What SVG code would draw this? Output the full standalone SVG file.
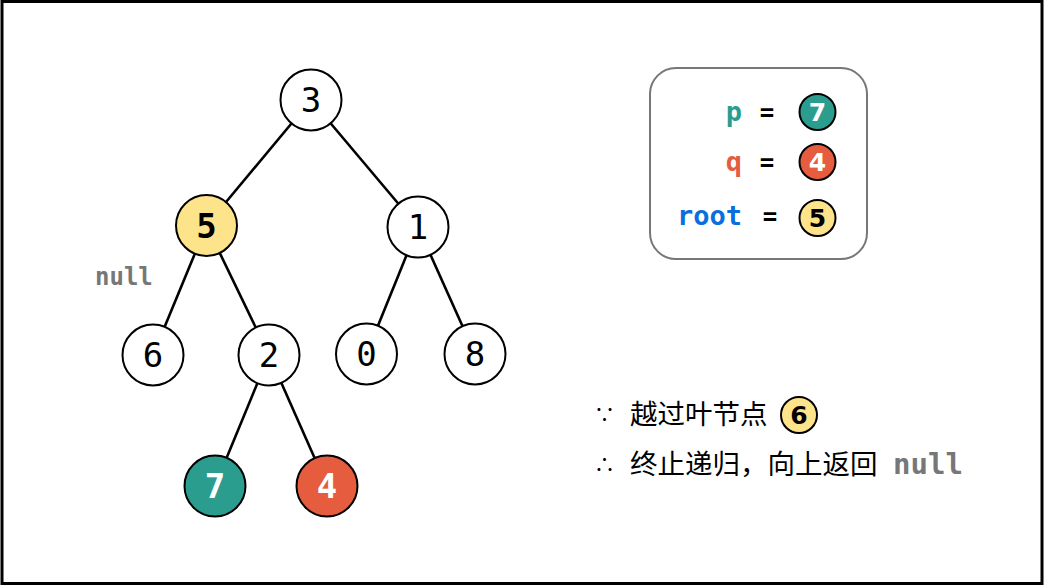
<svg xmlns="http://www.w3.org/2000/svg" width="1044" height="586" viewBox="0 0 1044 586">
<style>
.edge{stroke:#000;stroke-width:2.6;fill:none}
.node{stroke:#000;stroke-width:2;fill:#fff}
.num{font-family:"DejaVu Sans Mono","Liberation Mono",monospace;font-size:34px;text-anchor:middle;fill:#000}
.bold{font-weight:bold}
.yellow{fill:#fde38a}
.teal{fill:#2a9d8f}
.red{fill:#e65c3e}
.code{font-family:"DejaVu Sans Mono","Liberation Mono",monospace;font-weight:bold;font-size:27px}
.small{stroke:#000;stroke-width:2}
.snum{font-family:"DejaVu Sans","Liberation Sans",sans-serif;font-weight:bold;font-size:25px;text-anchor:middle}
.cn{font-family:"Noto Sans CJK SC","Noto Sans",sans-serif;font-size:27.5px;fill:#000}
.sym{font-family:"Noto Sans CJK SC","DejaVu Sans",sans-serif;font-size:21px;fill:#000}
</style>
<rect x="2" y="1.5" width="1040" height="582" fill="#fff" stroke="#000" stroke-width="3"/>
<g id="connectors">
<line class="edge" x1="311" y1="100" x2="206.5" y2="225.5"/>
<line class="edge" x1="311" y1="100" x2="418" y2="227"/>
<line class="edge" x1="206.5" y1="225.5" x2="153" y2="355"/>
<line class="edge" x1="206.5" y1="225.5" x2="269" y2="355"/>
<line class="edge" x1="418" y1="227" x2="366.5" y2="354"/>
<line class="edge" x1="418" y1="227" x2="475" y2="354"/>
<line class="edge" x1="269" y1="355" x2="215" y2="486"/>
<line class="edge" x1="269" y1="355" x2="327" y2="486"/>
</g>
<g id="n3"><circle class="node" cx="311" cy="100" r="30.5"/><text class="num" x="311" y="112">3</text></g>
<g id="n5"><circle class="node yellow" cx="206.5" cy="225.5" r="30.5"/><text class="num bold" x="206.5" y="238">5</text></g>
<g id="n1"><circle class="node" cx="418" cy="227" r="30.5"/><text class="num" x="418" y="239">1</text></g>
<g id="n6"><circle class="node" cx="153" cy="355" r="30.5"/><text class="num" x="153" y="367">6</text></g>
<g id="n2"><circle class="node" cx="269" cy="355" r="30.5"/><text class="num" x="269" y="367">2</text></g>
<g id="n0"><circle class="node" cx="366.5" cy="354" r="30.5"/><text class="num" x="366.5" y="366">0</text></g>
<g id="n8"><circle class="node" cx="475" cy="354" r="30.5"/><text class="num" x="475" y="366">8</text></g>
<g id="n7"><circle class="node teal" cx="215" cy="486" r="30.5"/><text class="num bold" x="215" y="498" style="fill:#fff">7</text></g>
<g id="n4"><circle class="node red" cx="327" cy="486" r="30.5"/><text class="num bold" x="327" y="498" style="fill:#fff">4</text></g>
<g id="null-label"><text class="code" x="95" y="285" style="font-size:24px" fill="#777">null</text></g>
<g id="legend">
<rect x="650" y="68" width="217" height="191" rx="26" fill="#fff" stroke="#777" stroke-width="2"/>
<text class="code" x="742" y="121" text-anchor="end" fill="#2a9d8f">p</text>
<text class="code" x="767" y="121" text-anchor="middle" fill="#000" style="font-size:24px">=</text>
<circle class="small teal" cx="817.5" cy="112" r="18"/><text class="snum" x="817.5" y="121" fill="#fff">7</text>
<text class="code" x="742" y="171" text-anchor="end" fill="#e65c3e">q</text>
<text class="code" x="767" y="171" text-anchor="middle" fill="#000" style="font-size:24px">=</text>
<circle class="small red" cx="817.5" cy="162" r="18"/><text class="snum" x="817.5" y="171" fill="#fff">4</text>
<text class="code" x="742" y="225" text-anchor="end" fill="#0a6fde">root</text>
<text class="code" x="770" y="225" text-anchor="middle" fill="#000" style="font-size:24px">=</text>
<circle class="small yellow" cx="817.5" cy="218" r="18"/><text class="snum" x="817.5" y="227" fill="#000">5</text>
</g>
<g id="note">
<text class="sym" x="594" y="422">∵</text>
<text class="cn" x="630" y="424">越过叶节点</text>
<circle class="small yellow" cx="799" cy="415" r="18"/><text class="snum" x="799" y="424" fill="#000">6</text>
<text class="sym" x="594" y="472">∴</text>
<text class="cn" x="630" y="474">终止递归，向上返回</text>
<text class="code" x="893" y="474" fill="#777" style="font-size:29px">null</text>
</g>
</svg>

##########

_Requirement_
Transcribe the full listing character for character. Pictures are excluded.

_Solution for this task_
What SVG code would draw this? Output the full standalone SVG file.
<svg xmlns="http://www.w3.org/2000/svg" width="1044" height="586" viewBox="0 0 1044 586">
<style>
.edge{stroke:#000;stroke-width:2.6;fill:none}
.node{stroke:#000;stroke-width:2;fill:#fff}
.num{font-family:"DejaVu Sans Mono","Liberation Mono",monospace;font-size:34px;text-anchor:middle;fill:#000}
.bold{font-weight:bold}
.yellow{fill:#fde38a}
.teal{fill:#2a9d8f}
.red{fill:#e65c3e}
.code{font-family:"DejaVu Sans Mono","Liberation Mono",monospace;font-weight:bold;font-size:27px}
.small{stroke:#000;stroke-width:2}
.snum{font-family:"DejaVu Sans","Liberation Sans",sans-serif;font-weight:bold;font-size:25px;text-anchor:middle}
.cn{font-family:"Noto Sans CJK SC","Noto Sans",sans-serif;font-size:27.5px;fill:#000}
.sym{font-family:"Noto Sans CJK SC","DejaVu Sans",sans-serif;font-size:21px;fill:#000}
</style>
<rect x="2" y="1.5" width="1040" height="582" fill="#fff" stroke="#000" stroke-width="3"/>
<g id="connectors">
<line class="edge" x1="311" y1="100" x2="206.5" y2="225.5"/>
<line class="edge" x1="311" y1="100" x2="418" y2="227"/>
<line class="edge" x1="206.5" y1="225.5" x2="153" y2="355"/>
<line class="edge" x1="206.5" y1="225.5" x2="269" y2="355"/>
<line class="edge" x1="418" y1="227" x2="366.5" y2="354"/>
<line class="edge" x1="418" y1="227" x2="475" y2="354"/>
<line class="edge" x1="269" y1="355" x2="215" y2="486"/>
<line class="edge" x1="269" y1="355" x2="327" y2="486"/>
</g>
<g id="n3"><circle class="node" cx="311" cy="100" r="30.5"/><text class="num" x="311" y="112">3</text></g>
<g id="n5"><circle class="node yellow" cx="206.5" cy="225.5" r="30.5"/><text class="num bold" x="206.5" y="238">5</text></g>
<g id="n1"><circle class="node" cx="418" cy="227" r="30.5"/><text class="num" x="418" y="239">1</text></g>
<g id="n6"><circle class="node" cx="153" cy="355" r="30.5"/><text class="num" x="153" y="367">6</text></g>
<g id="n2"><circle class="node" cx="269" cy="355" r="30.5"/><text class="num" x="269" y="367">2</text></g>
<g id="n0"><circle class="node" cx="366.5" cy="354" r="30.5"/><text class="num" x="366.5" y="366">0</text></g>
<g id="n8"><circle class="node" cx="475" cy="354" r="30.5"/><text class="num" x="475" y="366">8</text></g>
<g id="n7"><circle class="node teal" cx="215" cy="486" r="30.5"/><text class="num bold" x="215" y="498" style="fill:#fff">7</text></g>
<g id="n4"><circle class="node red" cx="327" cy="486" r="30.5"/><text class="num bold" x="327" y="498" style="fill:#fff">4</text></g>
<g id="null-label"><text class="code" x="95" y="285" style="font-size:24px" fill="#777">null</text></g>
<g id="legend">
<rect x="650" y="68" width="217" height="191" rx="26" fill="#fff" stroke="#777" stroke-width="2"/>
<text class="code" x="742" y="121" text-anchor="end" fill="#2a9d8f">p</text>
<text class="code" x="767" y="121" text-anchor="middle" fill="#000" style="font-size:24px">=</text>
<circle class="small teal" cx="817.5" cy="112" r="18"/><text class="snum" x="817.5" y="121" fill="#fff">7</text>
<text class="code" x="742" y="171" text-anchor="end" fill="#e65c3e">q</text>
<text class="code" x="767" y="171" text-anchor="middle" fill="#000" style="font-size:24px">=</text>
<circle class="small red" cx="817.5" cy="162" r="18"/><text class="snum" x="817.5" y="171" fill="#fff">4</text>
<text class="code" x="742" y="225" text-anchor="end" fill="#0a6fde">root</text>
<text class="code" x="770" y="225" text-anchor="middle" fill="#000" style="font-size:24px">=</text>
<circle class="small yellow" cx="817.5" cy="218" r="18"/><text class="snum" x="817.5" y="227" fill="#000">5</text>
</g>
<g id="note">
<text class="sym" x="594" y="422">∵</text>
<text class="cn" x="630" y="424">越过叶节点</text>
<circle class="small yellow" cx="799" cy="415" r="18"/><text class="snum" x="799" y="424" fill="#000">6</text>
<text class="sym" x="594" y="472">∴</text>
<text class="cn" x="630" y="474">终止递归，向上返回</text>
<text class="code" x="893" y="474" fill="#777" style="font-size:29px">null</text>
</g>
</svg>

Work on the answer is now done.